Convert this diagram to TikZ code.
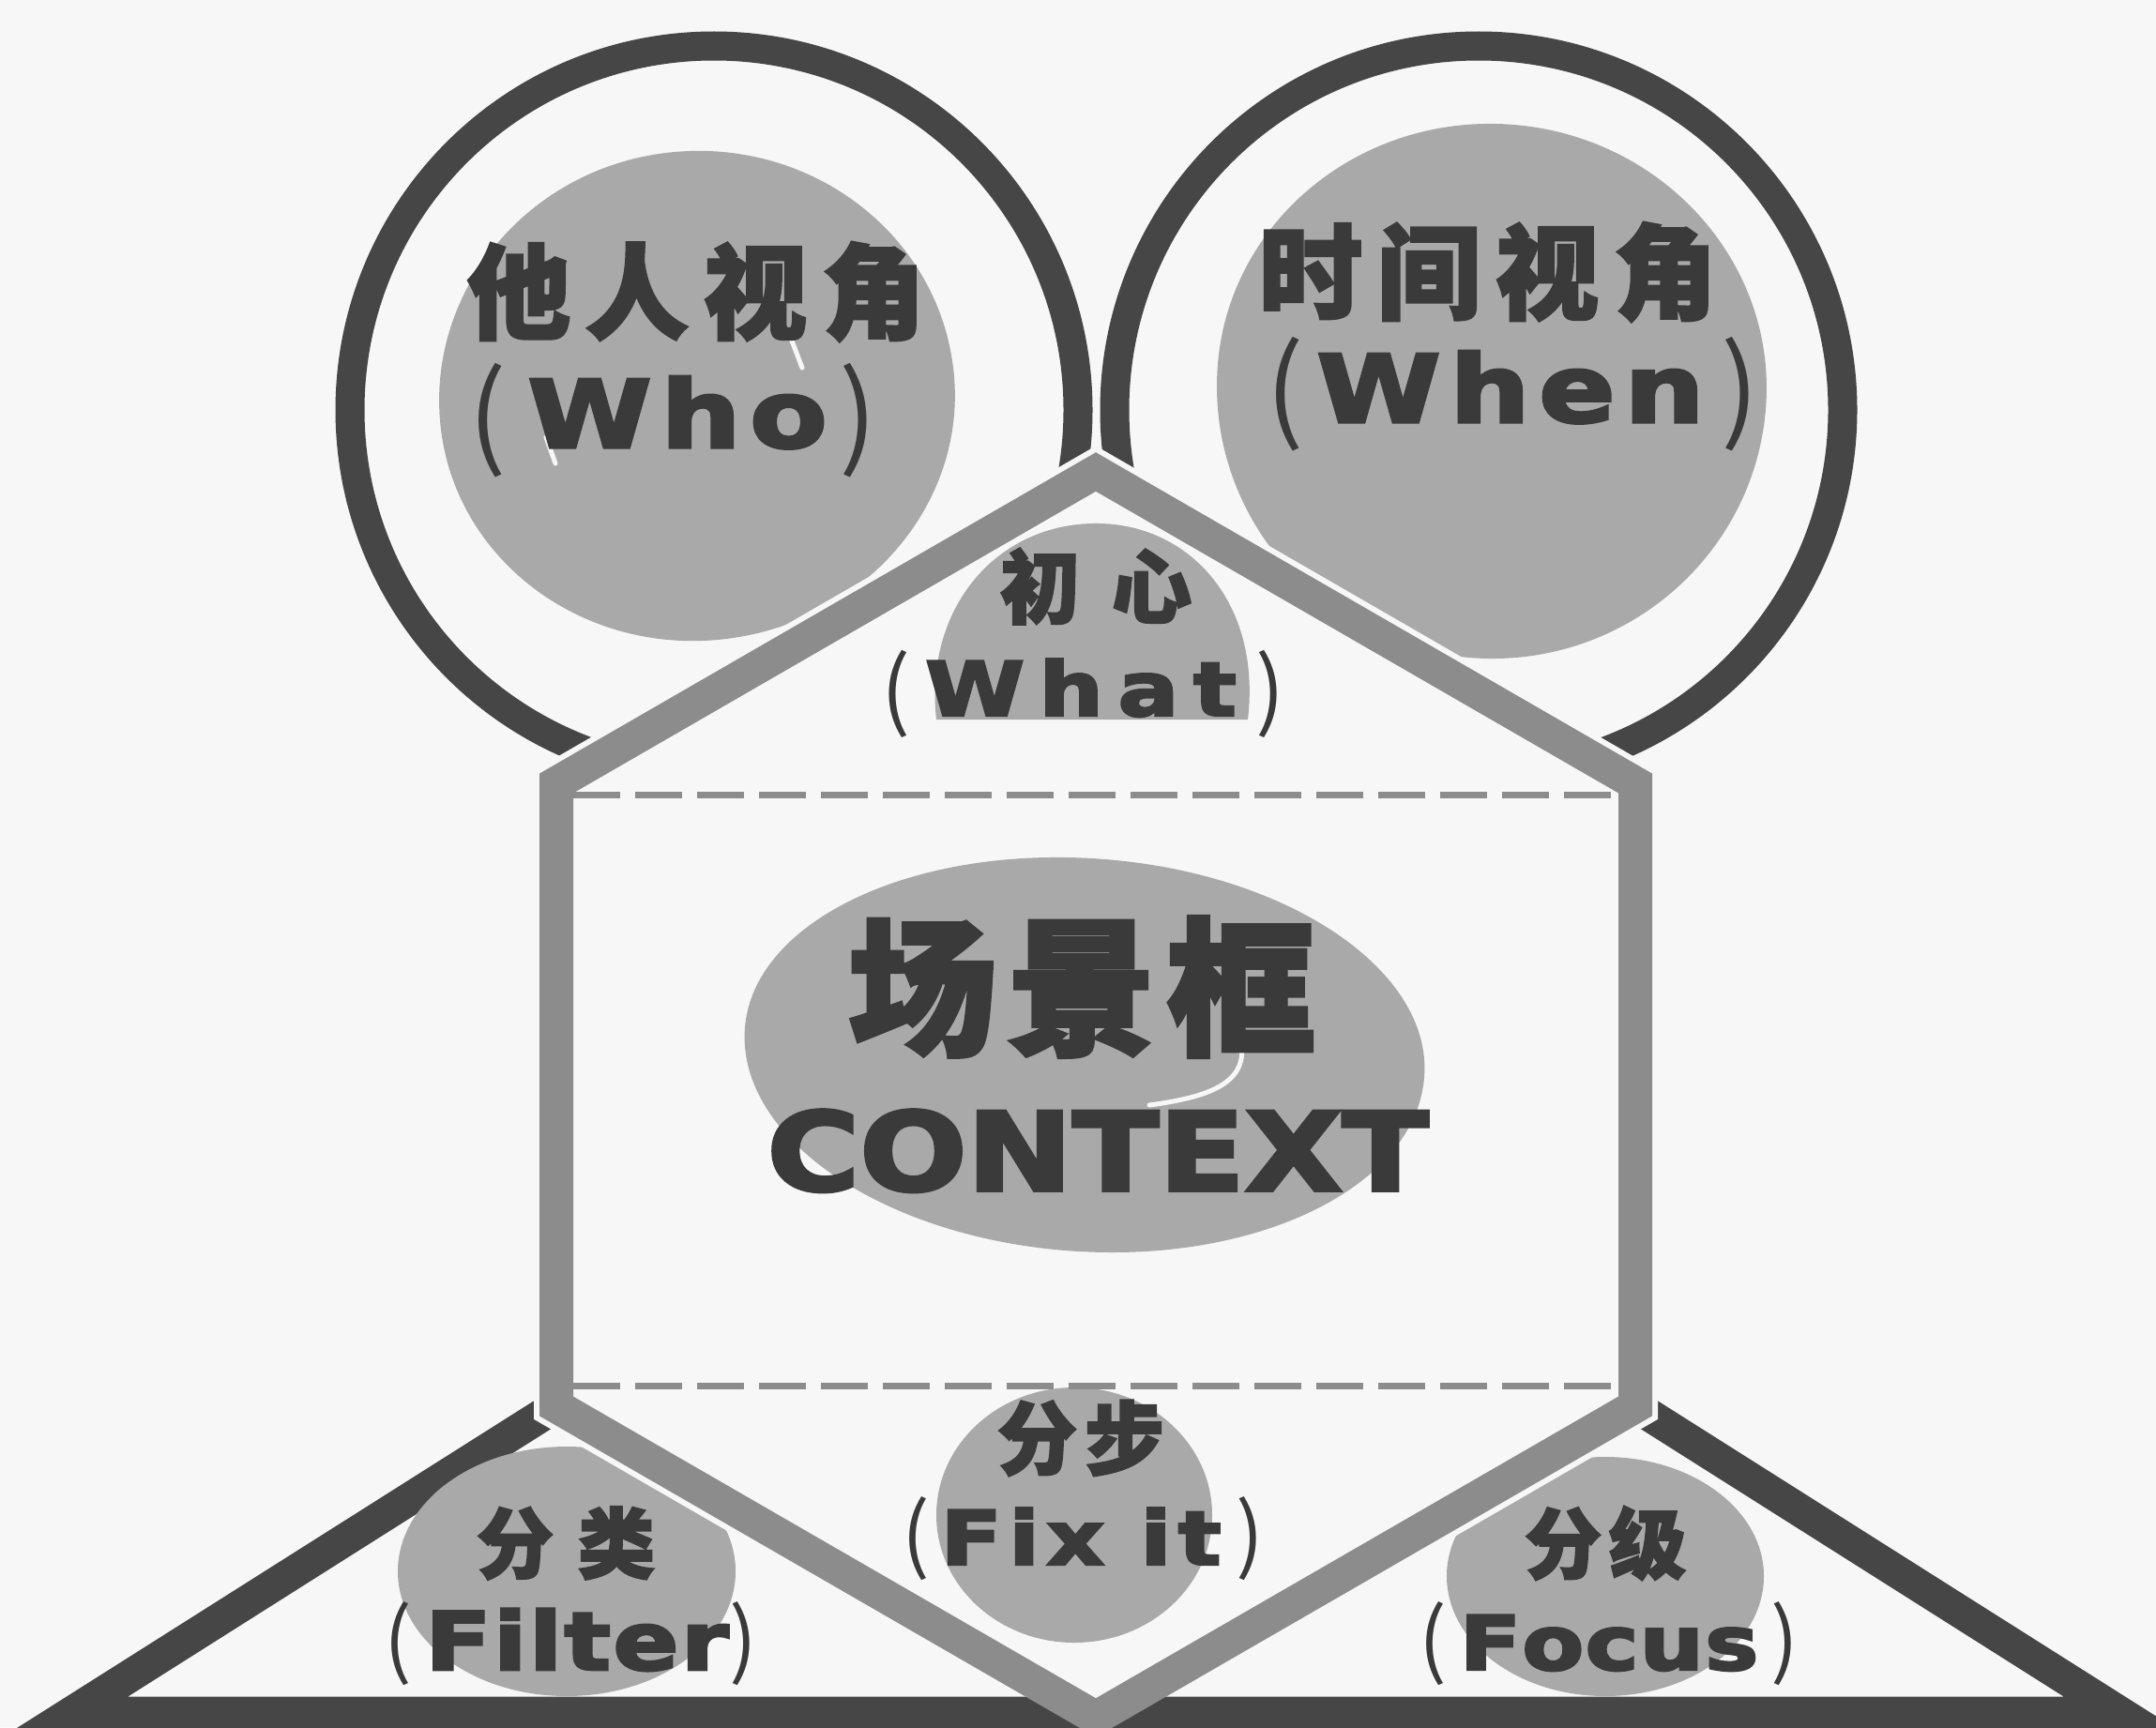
\documentclass[tikz,border=0pt]{standalone}
\usepackage{fontspec}
\newfontfamily\cjk{Noto Sans CJK SC}[BoldFeatures={FakeBold=2.5}]
\newfontfamily\lat{DejaVu Sans}[BoldFeatures={FakeBold=3}]
\definecolor{paper}{HTML}{F7F7F7}
\definecolor{dark}{HTML}{464646}
\definecolor{hexgray}{HTML}{8C8C8C}
\definecolor{blobc}{HTML}{A9A9A9}
\definecolor{ink}{HTML}{3A3A3A}
\newcommand\fsz[1]{\fontsize{#1}{#1}\selectfont}
\newcommand\wide[1]{\scalebox{1.2}[1]{#1}}
% egg-shaped blob: centre x, centre y, left, right, top, bottom radii
\newcommand\blobpath[6]{%
 (#1,#2-#5) .. controls (#1+0.552*#4,#2-#5) and (#1+#4,#2-0.552*#5) .. (#1+#4,#2)
 .. controls (#1+#4,#2+0.552*#6) and (#1+0.552*#4,#2+#6) .. (#1,#2+#6)
 .. controls (#1-0.552*#3,#2+#6) and (#1-#3,#2+0.552*#6) .. (#1-#3,#2)
 .. controls (#1-#3,#2-0.552*#5) and (#1-0.552*#3,#2-#5) .. (#1,#2-#5) -- cycle}
\tikzset{
  ring/.style={draw=dark, line width=31pt, fill=paper},
  blobfill/.style={fill=blobc},
  hexline/.style={draw=hexgray, line width=36pt, line join=miter},
  hexgap/.style={draw=paper, line width=48pt, line join=miter},
  tri/.style={draw=dark, line width=35pt, line join=miter, fill=paper},
  dashrule/.style={draw=hexgray, line width=7pt, dash pattern=on 50pt off 16pt},
  glint/.style={draw=paper, line width=5pt, line cap=round},
  zh/.style={text=ink, inner sep=0pt, font=\cjk\bfseries},
  en/.style={text=ink, inner sep=0pt, font=\lat\bfseries},
  paren/.style={text=ink, inner sep=0pt, font=\cjk},
}
\begin{document}
\begin{tikzpicture}[x=1pt,y=-1pt]
\path[use as bounding box, fill=paper] (0,0) rectangle (2298,1841);

% hexagon vertices
\coordinate (h1) at (1168,503);
\coordinate (h2) at (1743,835);
\coordinate (h3) at (1743,1499);
\coordinate (h4) at (1168,1831);
\coordinate (h5) at (593,1499);
\coordinate (h6) at (593,835);

% circles
\draw[ring] (761,437) circle[radius=388pt];
\draw[ring] (1576,437) circle[radius=388pt];

% upper blobs
\fill[blobfill, rotate around={6:(742,425)}] \blobpath{742}{425}{274}{276}{264}{258};
\fill[blobfill, rotate around={-4:(1590,412)}] \blobpath{1590}{412}{293}{293}{280}{290};
\draw[glint] (842,358) -- (855,392);
\draw[glint] (582,466) -- (592,494);

% triangle
\draw[tri] (76,1826) -- (1168,1135) -- (2260,1826) -- cycle;

% lower side blobs
\fill[blobfill] \blobpath{604}{1675}{180}{180}{133}{133};
\fill[blobfill] \blobpath{1711}{1680}{169}{169}{127}{128};

% hexagon body
\fill[paper] (h1) -- (h2) -- (h3) -- (h4) -- (h5) -- (h6) -- cycle;

% inner blobs
\fill[blobfill] (998,767) .. controls (985,650) and (1060,560) .. (1165,558) .. controls (1265,556) and (1345,640) .. (1330,767) -- cycle;
\fill[blobfill, rotate around={-4:(1157,1122)}] \blobpath{1157}{1122}{364}{362}{207}{212};
\draw[glint] (1322,1105) .. controls (1332,1150) and (1300,1168) .. (1225,1178);
\fill[blobfill] (1145,1615) ellipse [x radius=147pt, y radius=136pt];

% hexagon outline
\begin{scope}
\clip (0,0) rectangle (2298,1806);
\draw[hexgap] (h1) -- (h2) -- (h3) -- (h4) -- (h5) -- (h6) -- cycle;
\end{scope}
\draw[hexline] (h1) -- (h2) -- (h3) -- (h4) -- (h5) -- (h6) -- cycle;

% dashed rules
\draw[dashrule] (611,847) -- (1725,847);
\draw[dashrule] (611,1477) -- (1725,1477);

% texts: who
\node[zh] (tWho) at (742,311) {\fsz{110}他\kern16pt 人\kern16pt 视\kern16pt 角};
\node[paren] (pWhoL) at (520,448) {\fsz{120}(};
\node[paren] (pWhoR) at (915,448) {\fsz{120})};
\node[en, anchor=base] (eWho) at (722,477) {\wide{\fsz{100}W\kern8pt h\kern8pt o}};

% when
\node[zh] (tWhen) at (1586,290) {\fsz{110}时\kern16pt 间\kern16pt 视\kern16pt 角};
\node[paren] (pWhenL) at (1370,420) {\fsz{120}(};
\node[paren] (pWhenR) at (1855,420) {\fsz{120})};
\node[en, anchor=base] (eWhen) at (1610,450) {\wide{\fsz{100}W\kern8pt h\kern8pt e\kern8pt n}};

% what
\node[zh] (tWhat) at (1168,625) {\fsz{85}初\kern34pt 心};
\node[paren] (pWhatL) at (955,740) {\fsz{92}(};
\node[paren] (pWhatR) at (1354,740) {\fsz{92})};
\node[en, anchor=base] (eWhat) at (1152,763) {\wide{\fsz{80}W\kern13pt h\kern13pt a\kern13pt t}};

% context
\node[zh] (tCtx) at (1153,1052) {\fsz{158}场\kern12pt 景\kern12pt 框};
\node[en, anchor=base] (eCtx) at (1170,1269) {\scalebox{1.16}[1]{\fsz{116}CONTEXT}};

% fix it
\node[zh] (tFix) at (1152,1533) {\fsz{85}分\kern8pt 步};
\node[paren] (pFixL) at (976,1640) {\fsz{88}(};
\node[paren] (pFixR) at (1332,1640) {\fsz{88})};
\node[en, anchor=base] (eFix) at (1152,1668) {\wide{\fsz{80}F\kern6pt i\kern6pt x\kern32pt i\kern6pt t}};

% filter
\node[zh] (tFilter) at (603,1645) {\fsz{82}分\kern26pt 类};
\node[paren] (pFilL) at (424,1752) {\fsz{88}(};
\node[paren] (pFilR) at (792,1752) {\fsz{88})};
\node[en, anchor=base] (eFilter) at (615,1780) {\wide{\fsz{86}F\kern2pt i\kern2pt l\kern2pt t\kern2pt e\kern2pt r}};

% focus
\node[zh] (tFocus) at (1711,1645) {\fsz{82}分\kern8pt 级};
\node[paren] (pFocL) at (1527,1752) {\fsz{88}(};
\node[paren] (pFocR) at (1902,1752) {\fsz{88})};
\node[en, anchor=base] (eFocus) at (1715,1780) {\wide{\fsz{80}F\kern1pt o\kern1pt c\kern1pt u\kern1pt s}};
\end{tikzpicture}
\end{document}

------------------------

■ Goal
Copy each line exactly, and leave the pictures out of your copy.

■ Task output
Convert this diagram to TikZ code.
\documentclass[tikz,border=0pt]{standalone}
\usepackage{fontspec}
\newfontfamily\cjk{Noto Sans CJK SC}[BoldFeatures={FakeBold=2.5}]
\newfontfamily\lat{DejaVu Sans}[BoldFeatures={FakeBold=3}]
\definecolor{paper}{HTML}{F7F7F7}
\definecolor{dark}{HTML}{464646}
\definecolor{hexgray}{HTML}{8C8C8C}
\definecolor{blobc}{HTML}{A9A9A9}
\definecolor{ink}{HTML}{3A3A3A}
\newcommand\fsz[1]{\fontsize{#1}{#1}\selectfont}
\newcommand\wide[1]{\scalebox{1.2}[1]{#1}}
% egg-shaped blob: centre x, centre y, left, right, top, bottom radii
\newcommand\blobpath[6]{%
 (#1,#2-#5) .. controls (#1+0.552*#4,#2-#5) and (#1+#4,#2-0.552*#5) .. (#1+#4,#2)
 .. controls (#1+#4,#2+0.552*#6) and (#1+0.552*#4,#2+#6) .. (#1,#2+#6)
 .. controls (#1-0.552*#3,#2+#6) and (#1-#3,#2+0.552*#6) .. (#1-#3,#2)
 .. controls (#1-#3,#2-0.552*#5) and (#1-0.552*#3,#2-#5) .. (#1,#2-#5) -- cycle}
\tikzset{
  ring/.style={draw=dark, line width=31pt, fill=paper},
  blobfill/.style={fill=blobc},
  hexline/.style={draw=hexgray, line width=36pt, line join=miter},
  hexgap/.style={draw=paper, line width=48pt, line join=miter},
  tri/.style={draw=dark, line width=35pt, line join=miter, fill=paper},
  dashrule/.style={draw=hexgray, line width=7pt, dash pattern=on 50pt off 16pt},
  glint/.style={draw=paper, line width=5pt, line cap=round},
  zh/.style={text=ink, inner sep=0pt, font=\cjk\bfseries},
  en/.style={text=ink, inner sep=0pt, font=\lat\bfseries},
  paren/.style={text=ink, inner sep=0pt, font=\cjk},
}
\begin{document}
\begin{tikzpicture}[x=1pt,y=-1pt]
\path[use as bounding box, fill=paper] (0,0) rectangle (2298,1841);

% hexagon vertices
\coordinate (h1) at (1168,503);
\coordinate (h2) at (1743,835);
\coordinate (h3) at (1743,1499);
\coordinate (h4) at (1168,1831);
\coordinate (h5) at (593,1499);
\coordinate (h6) at (593,835);

% circles
\draw[ring] (761,437) circle[radius=388pt];
\draw[ring] (1576,437) circle[radius=388pt];

% upper blobs
\fill[blobfill, rotate around={6:(742,425)}] \blobpath{742}{425}{274}{276}{264}{258};
\fill[blobfill, rotate around={-4:(1590,412)}] \blobpath{1590}{412}{293}{293}{280}{290};
\draw[glint] (842,358) -- (855,392);
\draw[glint] (582,466) -- (592,494);

% triangle
\draw[tri] (76,1826) -- (1168,1135) -- (2260,1826) -- cycle;

% lower side blobs
\fill[blobfill] \blobpath{604}{1675}{180}{180}{133}{133};
\fill[blobfill] \blobpath{1711}{1680}{169}{169}{127}{128};

% hexagon body
\fill[paper] (h1) -- (h2) -- (h3) -- (h4) -- (h5) -- (h6) -- cycle;

% inner blobs
\fill[blobfill] (998,767) .. controls (985,650) and (1060,560) .. (1165,558) .. controls (1265,556) and (1345,640) .. (1330,767) -- cycle;
\fill[blobfill, rotate around={-4:(1157,1122)}] \blobpath{1157}{1122}{364}{362}{207}{212};
\draw[glint] (1322,1105) .. controls (1332,1150) and (1300,1168) .. (1225,1178);
\fill[blobfill] (1145,1615) ellipse [x radius=147pt, y radius=136pt];

% hexagon outline
\begin{scope}
\clip (0,0) rectangle (2298,1806);
\draw[hexgap] (h1) -- (h2) -- (h3) -- (h4) -- (h5) -- (h6) -- cycle;
\end{scope}
\draw[hexline] (h1) -- (h2) -- (h3) -- (h4) -- (h5) -- (h6) -- cycle;

% dashed rules
\draw[dashrule] (611,847) -- (1725,847);
\draw[dashrule] (611,1477) -- (1725,1477);

% texts: who
\node[zh] (tWho) at (742,311) {\fsz{110}他\kern16pt 人\kern16pt 视\kern16pt 角};
\node[paren] (pWhoL) at (520,448) {\fsz{120}(};
\node[paren] (pWhoR) at (915,448) {\fsz{120})};
\node[en, anchor=base] (eWho) at (722,477) {\wide{\fsz{100}W\kern8pt h\kern8pt o}};

% when
\node[zh] (tWhen) at (1586,290) {\fsz{110}时\kern16pt 间\kern16pt 视\kern16pt 角};
\node[paren] (pWhenL) at (1370,420) {\fsz{120}(};
\node[paren] (pWhenR) at (1855,420) {\fsz{120})};
\node[en, anchor=base] (eWhen) at (1610,450) {\wide{\fsz{100}W\kern8pt h\kern8pt e\kern8pt n}};

% what
\node[zh] (tWhat) at (1168,625) {\fsz{85}初\kern34pt 心};
\node[paren] (pWhatL) at (955,740) {\fsz{92}(};
\node[paren] (pWhatR) at (1354,740) {\fsz{92})};
\node[en, anchor=base] (eWhat) at (1152,763) {\wide{\fsz{80}W\kern13pt h\kern13pt a\kern13pt t}};

% context
\node[zh] (tCtx) at (1153,1052) {\fsz{158}场\kern12pt 景\kern12pt 框};
\node[en, anchor=base] (eCtx) at (1170,1269) {\scalebox{1.16}[1]{\fsz{116}CONTEXT}};

% fix it
\node[zh] (tFix) at (1152,1533) {\fsz{85}分\kern8pt 步};
\node[paren] (pFixL) at (976,1640) {\fsz{88}(};
\node[paren] (pFixR) at (1332,1640) {\fsz{88})};
\node[en, anchor=base] (eFix) at (1152,1668) {\wide{\fsz{80}F\kern6pt i\kern6pt x\kern32pt i\kern6pt t}};

% filter
\node[zh] (tFilter) at (603,1645) {\fsz{82}分\kern26pt 类};
\node[paren] (pFilL) at (424,1752) {\fsz{88}(};
\node[paren] (pFilR) at (792,1752) {\fsz{88})};
\node[en, anchor=base] (eFilter) at (615,1780) {\wide{\fsz{86}F\kern2pt i\kern2pt l\kern2pt t\kern2pt e\kern2pt r}};

% focus
\node[zh] (tFocus) at (1711,1645) {\fsz{82}分\kern8pt 级};
\node[paren] (pFocL) at (1527,1752) {\fsz{88}(};
\node[paren] (pFocR) at (1902,1752) {\fsz{88})};
\node[en, anchor=base] (eFocus) at (1715,1780) {\wide{\fsz{80}F\kern1pt o\kern1pt c\kern1pt u\kern1pt s}};
\end{tikzpicture}
\end{document}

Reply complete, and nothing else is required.